[Entries with chart source code]
■ ■ ■
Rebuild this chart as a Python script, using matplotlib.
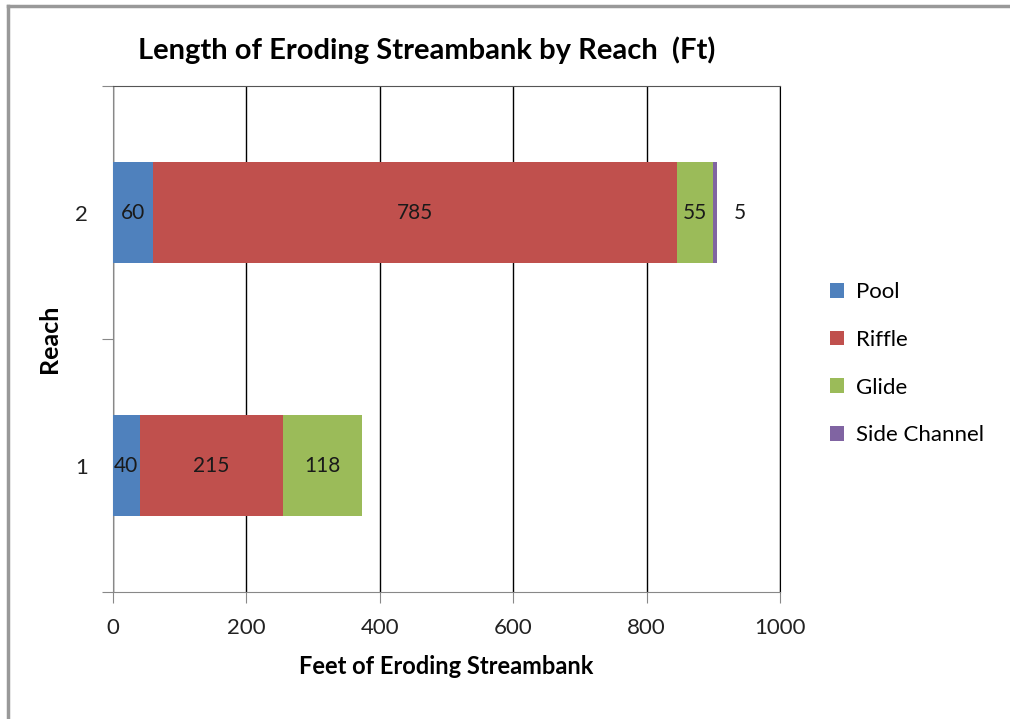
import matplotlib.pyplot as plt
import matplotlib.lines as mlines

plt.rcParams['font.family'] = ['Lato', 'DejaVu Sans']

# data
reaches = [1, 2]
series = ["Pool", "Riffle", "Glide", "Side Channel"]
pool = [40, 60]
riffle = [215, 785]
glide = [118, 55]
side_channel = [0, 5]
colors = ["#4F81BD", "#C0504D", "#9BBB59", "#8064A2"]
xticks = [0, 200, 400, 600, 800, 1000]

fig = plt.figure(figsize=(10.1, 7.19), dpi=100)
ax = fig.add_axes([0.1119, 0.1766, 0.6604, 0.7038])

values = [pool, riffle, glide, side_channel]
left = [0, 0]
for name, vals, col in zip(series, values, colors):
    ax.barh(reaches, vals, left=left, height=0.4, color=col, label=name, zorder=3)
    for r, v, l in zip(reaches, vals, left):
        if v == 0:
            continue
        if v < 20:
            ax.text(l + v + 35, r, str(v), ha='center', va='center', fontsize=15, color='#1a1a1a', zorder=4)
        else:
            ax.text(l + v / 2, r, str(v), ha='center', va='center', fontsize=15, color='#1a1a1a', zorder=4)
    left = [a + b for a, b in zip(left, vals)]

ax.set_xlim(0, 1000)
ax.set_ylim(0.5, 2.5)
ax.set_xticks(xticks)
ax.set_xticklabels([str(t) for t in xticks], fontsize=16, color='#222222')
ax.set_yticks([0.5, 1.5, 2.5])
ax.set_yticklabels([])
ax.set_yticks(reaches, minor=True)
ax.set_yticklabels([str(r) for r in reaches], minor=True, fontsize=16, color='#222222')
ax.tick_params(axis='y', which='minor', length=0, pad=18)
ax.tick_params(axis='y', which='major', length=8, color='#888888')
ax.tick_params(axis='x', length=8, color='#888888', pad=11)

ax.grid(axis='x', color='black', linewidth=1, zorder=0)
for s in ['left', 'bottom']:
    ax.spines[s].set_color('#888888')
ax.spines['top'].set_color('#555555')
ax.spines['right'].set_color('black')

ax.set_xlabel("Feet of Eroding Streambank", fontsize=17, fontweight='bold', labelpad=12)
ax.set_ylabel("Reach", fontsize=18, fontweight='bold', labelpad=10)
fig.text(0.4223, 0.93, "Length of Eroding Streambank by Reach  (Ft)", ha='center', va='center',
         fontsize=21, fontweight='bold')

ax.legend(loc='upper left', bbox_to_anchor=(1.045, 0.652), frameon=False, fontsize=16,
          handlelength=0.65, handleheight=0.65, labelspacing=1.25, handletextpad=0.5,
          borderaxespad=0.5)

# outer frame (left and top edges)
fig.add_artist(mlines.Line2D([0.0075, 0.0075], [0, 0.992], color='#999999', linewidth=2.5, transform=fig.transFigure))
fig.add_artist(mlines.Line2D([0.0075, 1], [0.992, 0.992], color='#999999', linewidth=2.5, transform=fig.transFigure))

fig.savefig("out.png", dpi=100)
■ ■ ■
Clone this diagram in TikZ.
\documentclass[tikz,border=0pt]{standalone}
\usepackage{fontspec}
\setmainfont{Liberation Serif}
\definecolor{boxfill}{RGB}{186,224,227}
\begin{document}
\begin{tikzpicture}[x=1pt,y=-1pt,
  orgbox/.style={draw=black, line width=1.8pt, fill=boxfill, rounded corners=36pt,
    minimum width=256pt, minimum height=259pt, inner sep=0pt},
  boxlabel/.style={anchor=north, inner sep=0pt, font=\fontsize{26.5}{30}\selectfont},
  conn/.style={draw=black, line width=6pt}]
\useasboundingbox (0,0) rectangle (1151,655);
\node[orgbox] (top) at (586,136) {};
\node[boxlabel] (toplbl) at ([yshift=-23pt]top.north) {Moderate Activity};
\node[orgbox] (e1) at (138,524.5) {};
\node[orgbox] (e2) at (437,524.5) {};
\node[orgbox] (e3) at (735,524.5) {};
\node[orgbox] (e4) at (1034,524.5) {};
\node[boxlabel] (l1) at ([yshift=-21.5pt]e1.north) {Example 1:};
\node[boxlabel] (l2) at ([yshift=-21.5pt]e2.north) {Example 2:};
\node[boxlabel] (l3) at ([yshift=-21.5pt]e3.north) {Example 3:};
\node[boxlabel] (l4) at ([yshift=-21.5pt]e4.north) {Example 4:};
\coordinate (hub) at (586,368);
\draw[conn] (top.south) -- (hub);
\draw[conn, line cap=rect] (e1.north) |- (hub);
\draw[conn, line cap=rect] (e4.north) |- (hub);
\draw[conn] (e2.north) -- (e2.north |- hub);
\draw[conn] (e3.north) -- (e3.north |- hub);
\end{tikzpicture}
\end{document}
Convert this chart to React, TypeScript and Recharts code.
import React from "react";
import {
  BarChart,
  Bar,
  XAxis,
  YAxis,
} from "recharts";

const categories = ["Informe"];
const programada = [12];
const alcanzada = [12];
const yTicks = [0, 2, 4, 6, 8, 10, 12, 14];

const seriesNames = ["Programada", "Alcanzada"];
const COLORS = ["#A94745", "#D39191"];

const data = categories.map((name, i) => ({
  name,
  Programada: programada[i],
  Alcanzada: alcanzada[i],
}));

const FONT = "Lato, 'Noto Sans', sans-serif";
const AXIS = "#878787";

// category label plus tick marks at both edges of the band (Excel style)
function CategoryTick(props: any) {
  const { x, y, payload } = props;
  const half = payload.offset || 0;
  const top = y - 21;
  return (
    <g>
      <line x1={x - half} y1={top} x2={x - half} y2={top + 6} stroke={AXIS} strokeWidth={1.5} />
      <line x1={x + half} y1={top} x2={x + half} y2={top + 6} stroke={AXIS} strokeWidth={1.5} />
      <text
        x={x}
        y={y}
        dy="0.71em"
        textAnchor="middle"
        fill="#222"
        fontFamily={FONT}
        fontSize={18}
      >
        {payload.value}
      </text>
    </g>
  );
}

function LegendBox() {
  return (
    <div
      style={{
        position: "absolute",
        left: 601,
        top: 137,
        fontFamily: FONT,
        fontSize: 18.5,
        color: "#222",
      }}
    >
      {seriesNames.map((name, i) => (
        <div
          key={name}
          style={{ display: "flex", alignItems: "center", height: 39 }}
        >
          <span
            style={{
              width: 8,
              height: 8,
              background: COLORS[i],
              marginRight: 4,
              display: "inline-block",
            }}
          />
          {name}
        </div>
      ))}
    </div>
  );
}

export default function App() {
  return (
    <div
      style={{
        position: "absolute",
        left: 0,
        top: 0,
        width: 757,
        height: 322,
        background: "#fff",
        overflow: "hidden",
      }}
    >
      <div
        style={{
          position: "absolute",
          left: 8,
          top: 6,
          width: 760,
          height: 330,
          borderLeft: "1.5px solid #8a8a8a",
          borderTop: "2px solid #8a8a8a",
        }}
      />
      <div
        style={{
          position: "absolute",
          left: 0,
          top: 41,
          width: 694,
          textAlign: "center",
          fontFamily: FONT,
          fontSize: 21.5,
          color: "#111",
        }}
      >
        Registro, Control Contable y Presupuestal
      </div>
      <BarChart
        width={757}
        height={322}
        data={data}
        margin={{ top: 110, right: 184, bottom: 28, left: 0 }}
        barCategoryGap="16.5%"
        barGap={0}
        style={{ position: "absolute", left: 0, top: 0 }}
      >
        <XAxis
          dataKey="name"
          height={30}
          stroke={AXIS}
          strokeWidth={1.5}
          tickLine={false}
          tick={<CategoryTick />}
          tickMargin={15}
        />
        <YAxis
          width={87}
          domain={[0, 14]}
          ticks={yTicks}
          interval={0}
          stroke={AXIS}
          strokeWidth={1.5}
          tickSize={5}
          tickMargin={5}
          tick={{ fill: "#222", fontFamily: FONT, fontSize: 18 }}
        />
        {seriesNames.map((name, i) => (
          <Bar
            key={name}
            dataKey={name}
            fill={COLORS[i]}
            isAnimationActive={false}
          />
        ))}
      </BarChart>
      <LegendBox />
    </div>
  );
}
■ ■ ■
Problem statement —
Pictures stay out: repeat exactly only the lines from the one with "Rebuild this chart" through the one with "ax.spines['right'].set_color('black')".

Response below —
Rebuild this chart as a Python script, using matplotlib.
import matplotlib.pyplot as plt
import matplotlib.lines as mlines

plt.rcParams['font.family'] = ['Lato', 'DejaVu Sans']

# data
reaches = [1, 2]
series = ["Pool", "Riffle", "Glide", "Side Channel"]
pool = [40, 60]
riffle = [215, 785]
glide = [118, 55]
side_channel = [0, 5]
colors = ["#4F81BD", "#C0504D", "#9BBB59", "#8064A2"]
xticks = [0, 200, 400, 600, 800, 1000]

fig = plt.figure(figsize=(10.1, 7.19), dpi=100)
ax = fig.add_axes([0.1119, 0.1766, 0.6604, 0.7038])

values = [pool, riffle, glide, side_channel]
left = [0, 0]
for name, vals, col in zip(series, values, colors):
    ax.barh(reaches, vals, left=left, height=0.4, color=col, label=name, zorder=3)
    for r, v, l in zip(reaches, vals, left):
        if v == 0:
            continue
        if v < 20:
            ax.text(l + v + 35, r, str(v), ha='center', va='center', fontsize=15, color='#1a1a1a', zorder=4)
        else:
            ax.text(l + v / 2, r, str(v), ha='center', va='center', fontsize=15, color='#1a1a1a', zorder=4)
    left = [a + b for a, b in zip(left, vals)]

ax.set_xlim(0, 1000)
ax.set_ylim(0.5, 2.5)
ax.set_xticks(xticks)
ax.set_xticklabels([str(t) for t in xticks], fontsize=16, color='#222222')
ax.set_yticks([0.5, 1.5, 2.5])
ax.set_yticklabels([])
ax.set_yticks(reaches, minor=True)
ax.set_yticklabels([str(r) for r in reaches], minor=True, fontsize=16, color='#222222')
ax.tick_params(axis='y', which='minor', length=0, pad=18)
ax.tick_params(axis='y', which='major', length=8, color='#888888')
ax.tick_params(axis='x', length=8, color='#888888', pad=11)

ax.grid(axis='x', color='black', linewidth=1, zorder=0)
for s in ['left', 'bottom']:
    ax.spines[s].set_color('#888888')
ax.spines['top'].set_color('#555555')
ax.spines['right'].set_color('black')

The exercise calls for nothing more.